Caramel Apple French Toast

Serves 6 to 8
For the Sauce
1/2 cup (1 stick) unsalted butter
2 cups firmly packed light brown sugar
2 cups heavy cream
  1. Melt the butter in a medium-sized saucepan or saucier over medium-high heat. Stir in the brown sugar and continue stirring until it dissolves. Add the cream and cook, stirring constantly, until the sauce boils.
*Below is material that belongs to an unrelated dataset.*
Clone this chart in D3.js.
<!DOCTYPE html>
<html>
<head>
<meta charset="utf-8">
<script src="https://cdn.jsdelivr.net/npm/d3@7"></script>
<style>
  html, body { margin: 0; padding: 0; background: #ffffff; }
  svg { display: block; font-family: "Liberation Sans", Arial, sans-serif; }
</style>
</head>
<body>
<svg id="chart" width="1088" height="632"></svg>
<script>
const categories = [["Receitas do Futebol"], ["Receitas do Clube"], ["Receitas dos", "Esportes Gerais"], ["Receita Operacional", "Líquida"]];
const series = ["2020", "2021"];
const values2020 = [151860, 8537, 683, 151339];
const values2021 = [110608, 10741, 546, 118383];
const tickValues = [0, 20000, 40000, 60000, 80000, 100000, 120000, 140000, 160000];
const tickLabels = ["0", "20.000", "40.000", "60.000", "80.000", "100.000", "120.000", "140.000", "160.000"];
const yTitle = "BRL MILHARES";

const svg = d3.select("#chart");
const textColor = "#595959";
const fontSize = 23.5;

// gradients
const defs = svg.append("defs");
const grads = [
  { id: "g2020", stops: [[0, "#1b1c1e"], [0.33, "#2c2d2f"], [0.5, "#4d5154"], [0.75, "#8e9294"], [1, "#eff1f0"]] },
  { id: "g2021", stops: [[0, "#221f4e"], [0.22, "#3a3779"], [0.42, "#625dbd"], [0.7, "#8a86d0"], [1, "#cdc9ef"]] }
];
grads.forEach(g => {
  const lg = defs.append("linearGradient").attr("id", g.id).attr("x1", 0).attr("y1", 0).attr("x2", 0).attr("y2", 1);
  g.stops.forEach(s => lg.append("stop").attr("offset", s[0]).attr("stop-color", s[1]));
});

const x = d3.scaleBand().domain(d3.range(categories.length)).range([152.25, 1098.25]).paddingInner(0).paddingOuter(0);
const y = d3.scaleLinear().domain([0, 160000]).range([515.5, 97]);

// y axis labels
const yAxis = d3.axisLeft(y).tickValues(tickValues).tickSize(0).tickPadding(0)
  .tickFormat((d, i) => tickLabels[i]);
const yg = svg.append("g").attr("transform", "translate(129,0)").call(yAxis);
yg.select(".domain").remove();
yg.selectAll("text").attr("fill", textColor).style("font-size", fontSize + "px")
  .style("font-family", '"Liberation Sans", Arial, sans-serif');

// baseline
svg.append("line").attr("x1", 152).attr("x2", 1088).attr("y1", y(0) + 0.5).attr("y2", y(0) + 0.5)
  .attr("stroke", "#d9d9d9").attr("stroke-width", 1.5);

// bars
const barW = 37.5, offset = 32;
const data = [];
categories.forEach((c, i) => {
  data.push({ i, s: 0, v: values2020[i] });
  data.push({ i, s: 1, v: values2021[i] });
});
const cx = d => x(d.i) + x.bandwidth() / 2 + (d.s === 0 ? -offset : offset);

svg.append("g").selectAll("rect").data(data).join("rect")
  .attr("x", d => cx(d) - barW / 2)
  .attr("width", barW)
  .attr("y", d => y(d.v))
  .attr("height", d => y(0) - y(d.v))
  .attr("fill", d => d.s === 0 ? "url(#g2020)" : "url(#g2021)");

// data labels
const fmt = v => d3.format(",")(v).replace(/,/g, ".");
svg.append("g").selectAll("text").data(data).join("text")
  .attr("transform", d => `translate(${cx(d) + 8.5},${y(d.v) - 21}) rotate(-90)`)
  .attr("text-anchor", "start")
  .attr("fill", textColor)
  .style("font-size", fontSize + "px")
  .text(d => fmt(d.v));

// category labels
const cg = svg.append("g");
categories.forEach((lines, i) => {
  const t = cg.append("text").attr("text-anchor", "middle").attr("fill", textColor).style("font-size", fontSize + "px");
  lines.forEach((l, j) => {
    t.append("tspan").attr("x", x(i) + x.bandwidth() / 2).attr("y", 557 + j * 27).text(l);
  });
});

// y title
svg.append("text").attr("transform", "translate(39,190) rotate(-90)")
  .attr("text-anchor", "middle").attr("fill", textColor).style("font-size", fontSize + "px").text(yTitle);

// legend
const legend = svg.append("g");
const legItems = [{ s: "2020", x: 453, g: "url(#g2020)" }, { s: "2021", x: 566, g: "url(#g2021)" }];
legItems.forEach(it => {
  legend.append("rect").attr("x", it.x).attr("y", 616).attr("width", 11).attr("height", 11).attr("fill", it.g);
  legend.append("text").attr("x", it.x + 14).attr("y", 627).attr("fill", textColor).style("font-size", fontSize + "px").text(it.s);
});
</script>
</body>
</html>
  2. Coat the inside of two 9-inch pie plates, with non-stick cooking spray. Pour a layer of the sauce over the bottom of the pie plates and set aside. Set the remaining sauce aside, or cool cover and refrigerate.
For the French Toast
4 Gala apples, peeled, cored, and thinly sliced
8 cups torn egg bread or good quality white bread
6 large eggs
2 cups heavy cream
1/4 cup sugar mixed with 2 teaspoons ground cinnamon
1 tablespoon vanilla paste or extract 
  1. Arrange the apples on the caramel sauce, in a decorative pattern.
  2. Put the bread in a large bowl.
  3. In a medium-size bowl, beat together the eggs, cream, cinnamon-sugar, and vanilla. Pour over the bread and mix well.
  4. Pour the bread mixture carefully over the apples in the pans dividing it evenly. At this point you can cover the French toast and refrigerate for up to 24 hours. Remove from the refrigerator at least 30 minutes before baking.
  5. Preheat the oven to 350° bake until puffed and golden, 45 to 55 minutes
  6. Let rest for 5 minutes, then turn out onto serving platters and pour the remaining warm sauce over the French toast and serve.